I was going to write about vocation. Then I opened a magazine and read a book review, the first section of which dealt with the priest-poets of English literature. Then my hackles rose. Then I walked away from it. Then I drafted a savage reply to the review. Then I remembered that savagery is helpful to no one. Then I looked at the review again. Again, my hackles rose. Then I found that a friend had read the same review, and professed herself disgusted by it. Then I decided that I couldn’t know the reviewer’s mind for certain, so I’ve left his name out of it; this is not about him, but about an idea, of which he is certainly not the lone bearer.

The paragraphs in question were these:

“His was a Christianity at ease with the body, in which, for example, a bride would vow before God not only to “have and hold” her husband in sickness and in health, but also to be “bonnie [sic] and buxom in bed, as the Sarum Rite of Marriage puts it.”

Also (don’t read this if you need to avoid references to female body parts!): “Simply to invoke them is to sugget the variety of the tradition they represent, one that has narrowed, sadly, in the ensuing centuries. It is difficult to imagine a modern priest, Anglican or Roman Catholic, writing a celebration of the nipples of a woman’s breasts, as Herrick did; or, as Donne did, comparing the church, positively, to a loose woman, “Who is must true and pleasing to thee then / When it is embraced and open to most men.”

Okay.

For as start, ‘bonny and buxom’ meant ‘good and obedient’, not ‘lusty and busty.’ The contemporary reading of this vow is a projection of fantasy – there was never a time when bosomy Christian wenches publicly promised bosomy Christian wench-nights to their overlords.

Our chief objection to this writing was not the extraordinary idea that the Church would be better off if priests spent more time publishing poetry about female nudity and how delicious it is. Neither was it the idea that publicly enjoying literary fantasies about bosomy wenches proves you’re a Christian at ease with the body, rather than…well, something else.

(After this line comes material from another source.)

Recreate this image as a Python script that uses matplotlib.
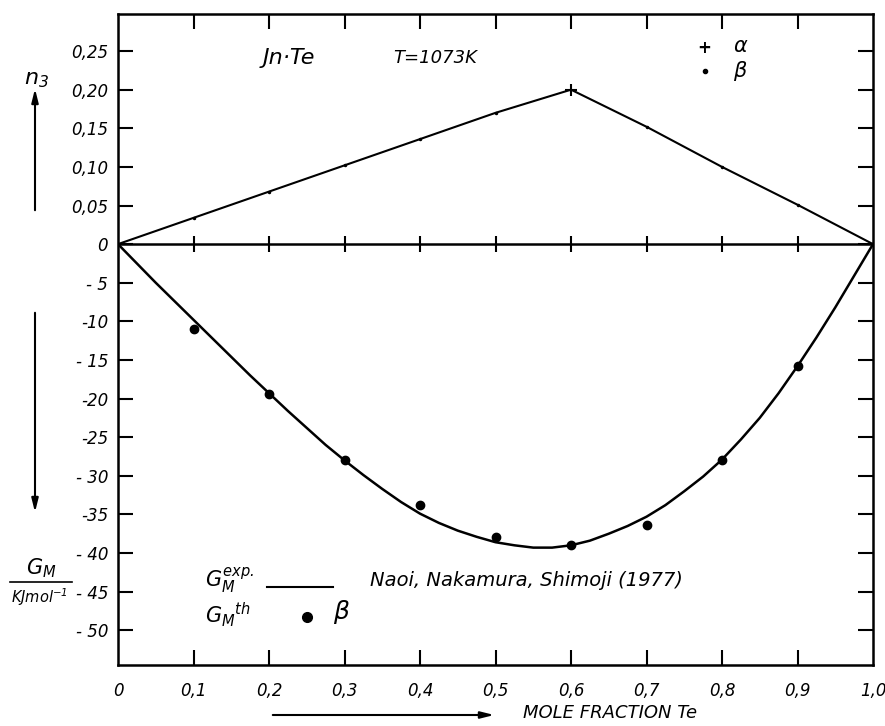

No, the underlying problem is the idea that talking about women as sexual objects proves that a) you’re an intellectual, and b) you’re as cool as other intellectuals (whoever they are). It’s like, “Look at me! I’m religious, but I’m talking about naked women! (So don’t hate me!)” The same goes for the idea of the priest: in this review, the admirable priest is the one who breaks his commitment to chastity, or who writes about those parts of women which excite his lust, (never asking if the women themselves would prefer to be written about differently) … poetry makes it okay.

Look, I understand that Jansenists and super-pious people are annoying. I understand that artists and writers need certain freedoms that can appear shocking to the easily-shocked. However, to imply that there is something wrong with the Catholic culture around you (yeah, it’s so sad that priests don’t compare the Church to ‘loose’ women anymore) because it doesn’t ‘celebrate’ nipples anything-other-than-the-woman’s-smile like you do is something else… it sounds like putting down one group of friends in order to appear acceptable to another.

Don’t value verse over chastity. That’s idolatry.